In 2006, Oregon native and musician Simon Tam started a dance rock band called “The Slants.” After the popularity of the band grew, a lawyer advised Tam to trademark the name. No problem, right? Wrong!
The U.S. Patents and Trademarks Office denied the application. The reason? They found that the name would likely be disparaging towards “persons of Asian descent.” Huh?! Um, hello, Tam is “of Asian descent.” (His words, not ours.)
In this YouTube interview conducted by reason.com, Tam explains the origin of the band name and his reasoning behind it.

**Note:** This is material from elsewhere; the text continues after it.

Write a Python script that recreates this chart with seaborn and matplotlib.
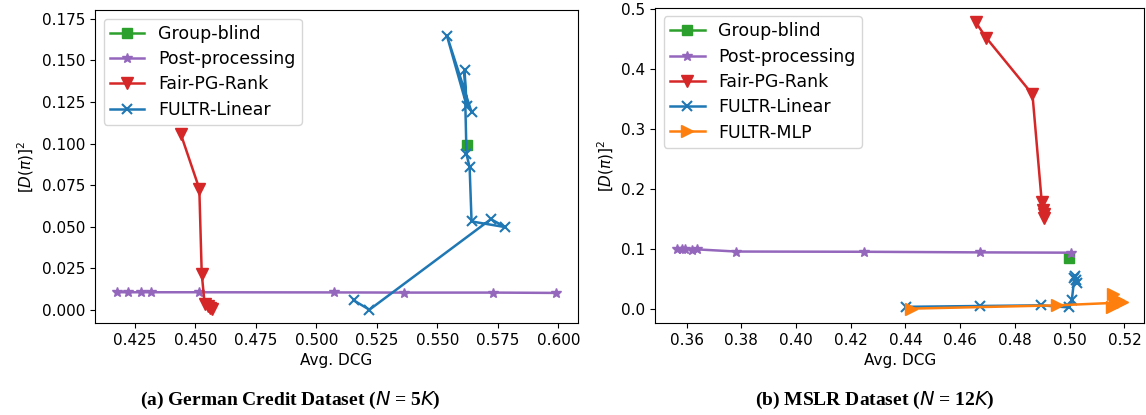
import matplotlib
matplotlib.use("Agg")
import matplotlib.pyplot as plt
import seaborn as sns
import pandas as pd

# ---------------- data: (a) German Credit ----------------
gc_blind_x = [0.5621]
gc_blind_y = [0.0992]
gc_post_x = [0.4176, 0.4220, 0.4275, 0.4316, 0.4516, 0.5071, 0.5362, 0.5730, 0.5990]
gc_post_y = [0.0105, 0.0105, 0.0105, 0.0105, 0.0105, 0.0104, 0.0103, 0.0103, 0.0101]
gc_fair_x = [0.4439, 0.4516, 0.4526, 0.4538, 0.4553, 0.4560, 0.4568]
gc_fair_y = [0.1059, 0.0728, 0.0217, 0.0035, 0.0022, 0.0012, 0.0005]
gc_lin_x = [0.5154, 0.5219, 0.5721, 0.5780, 0.5641, 0.5633, 0.5620, 0.5612, 0.5621, 0.5539, 0.5641]
gc_lin_y = [0.0056, 0.0000, 0.0545, 0.0497, 0.0531, 0.0856, 0.0938, 0.1440, 0.1227, 0.1650, 0.1189]

# ---------------- data: (b) MSLR ----------------
ms_blind_x = [0.4996]
ms_blind_y = [0.0854]
ms_post_x = [0.3566, 0.3584, 0.3596, 0.3621, 0.3639, 0.3781, 0.4250, 0.4674, 0.5004]
ms_post_y = [0.0995, 0.0990, 0.1000, 0.0985, 0.0990, 0.0954, 0.0950, 0.0940, 0.0935]
ms_fair_x = [0.4656, 0.4695, 0.4864, 0.4898, 0.4903, 0.4906, 0.4905]
ms_fair_y = [0.4790, 0.4526, 0.3580, 0.1780, 0.1650, 0.1580, 0.1520]
ms_lin_x = [0.4402, 0.4674, 0.4897, 0.4997, 0.5008, 0.5018, 0.5022, 0.5015, 0.5025]
ms_lin_y = [0.0030, 0.0044, 0.0055, 0.0020, 0.0150, 0.0550, 0.0480, 0.0520, 0.0430]
ms_mlp_x = [0.4421, 0.4955, 0.5180, 0.5155, 0.5176, 0.5157, 0.5165, 0.5190]
ms_mlp_y = [0.0000, 0.0055, 0.0100, 0.0030, 0.0140, 0.0250, 0.0080, 0.0110]

methods = ["Group-blind", "Post-processing", "Fair-PG-Rank", "FULTR-Linear", "FULTR-MLP"]
colors = {"Group-blind": "#2ca02c", "Post-processing": "#9467bd", "Fair-PG-Rank": "#d62728",
          "FULTR-Linear": "#1f77b4", "FULTR-MLP": "#ff7f0e"}
markers = {"Group-blind": "s", "Post-processing": "*", "Fair-PG-Rank": "v",
           "FULTR-Linear": "x", "FULTR-MLP": ">"}
msizes = {"Group-blind": 7, "Post-processing": 7.5, "Fair-PG-Rank": 9,
          "FULTR-Linear": 7.5, "FULTR-MLP": 9}

def frame(pairs):
    rows = []
    for name, xs, ys in pairs:
        for i, (x, y) in enumerate(zip(xs, ys)):
            rows.append({"method": name, "order": i, "dcg": x, "disp": y})
    return pd.DataFrame(rows)

gc = frame([("Group-blind", gc_blind_x, gc_blind_y),
            ("Post-processing", gc_post_x, gc_post_y),
            ("Fair-PG-Rank", gc_fair_x, gc_fair_y),
            ("FULTR-Linear", gc_lin_x, gc_lin_y)])
ms = frame([("Group-blind", ms_blind_x, ms_blind_y),
            ("Post-processing", ms_post_x, ms_post_y),
            ("Fair-PG-Rank", ms_fair_x, ms_fair_y),
            ("FULTR-Linear", ms_lin_x, ms_lin_y),
            ("FULTR-MLP", ms_mlp_x, ms_mlp_y)])

plt.rcParams["font.family"] = ["DejaVu Sans"]
fig = plt.figure(figsize=(11.46, 4.15), dpi=100)
ax1 = fig.add_axes([0.0829, 0.2217, 0.4215, 0.754])
ax2 = fig.add_axes([0.5716, 0.2217, 0.4270, 0.760])

def draw(ax, df):
    for m in methods:
        sub = df[df.method == m]
        if sub.empty:
            continue
        sns.lineplot(data=sub, x="dcg", y="disp", sort=False, estimator=None,
                     marker=markers[m], color=colors[m], markersize=msizes[m],
                     markeredgecolor=colors[m], markeredgewidth=1.5 if m == "FULTR-Linear" else 1.0,
                     linewidth=1.8, label=m, ax=ax)
    ax.set_xlabel("Avg. DCG", fontsize=11)
    ax.set_ylabel(r"$[D(\pi)]^2$", fontsize=11)
    ax.tick_params(labelsize=11)
    ax.legend(loc="upper left", fontsize=12.5, labelspacing=0.42, borderpad=0.35)

draw(ax1, gc)
draw(ax2, ms)
ax1.set_xlim(0.4085, 0.6081)
ax1.set_ylim(-0.0080, 0.1803)
ax2.set_xlim(0.3485, 0.5273)
ax2.set_ylim(-0.024, 0.503)

cap = dict(ha="center", va="center", fontsize=14, fontweight="bold", family="Liberation Serif")
fig.text(290 / 1146, 1 - 400 / 415, r"(a) German Credit Dataset ($N$ = 5$K$)", **cap)
fig.text(875 / 1146, 1 - 400 / 415, r"(b) MSLR Dataset ($N$ = 12$K$)", **cap)

fig.savefig("out.png", dpi=100)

His inspiration stemmed from a slow motion mob scene in the movie “Kill Bill.” It then quickly evolved into a poetic metaphor about music and artistic expression.
Apparently, the PTO did a very thorough investigation into the term “slants” before making their decision. And by thorough, I mean they referenced the Urban Dictionary and Googled an offensive photo of Miley Cyrus. Really guys?! A fifth grader with a Wi-Fi password could do better than that!
The real kicker is what ties their whole argument together. They claimed that the name is disparaging specifically because the band members are Asian American. Yep, they are literally fighting racism by denying rights based on race. Ok, then who did Uncle Kracker have to pay off to get the Lanham Act blind eye?!
This all came to a head on January 18, 2017, before the U.S. Supreme Court. You can read the entire oral transcript here. Regardless of the outcome, “The Slants” can’t deny that a trademark alone could never produce this kind of publicity.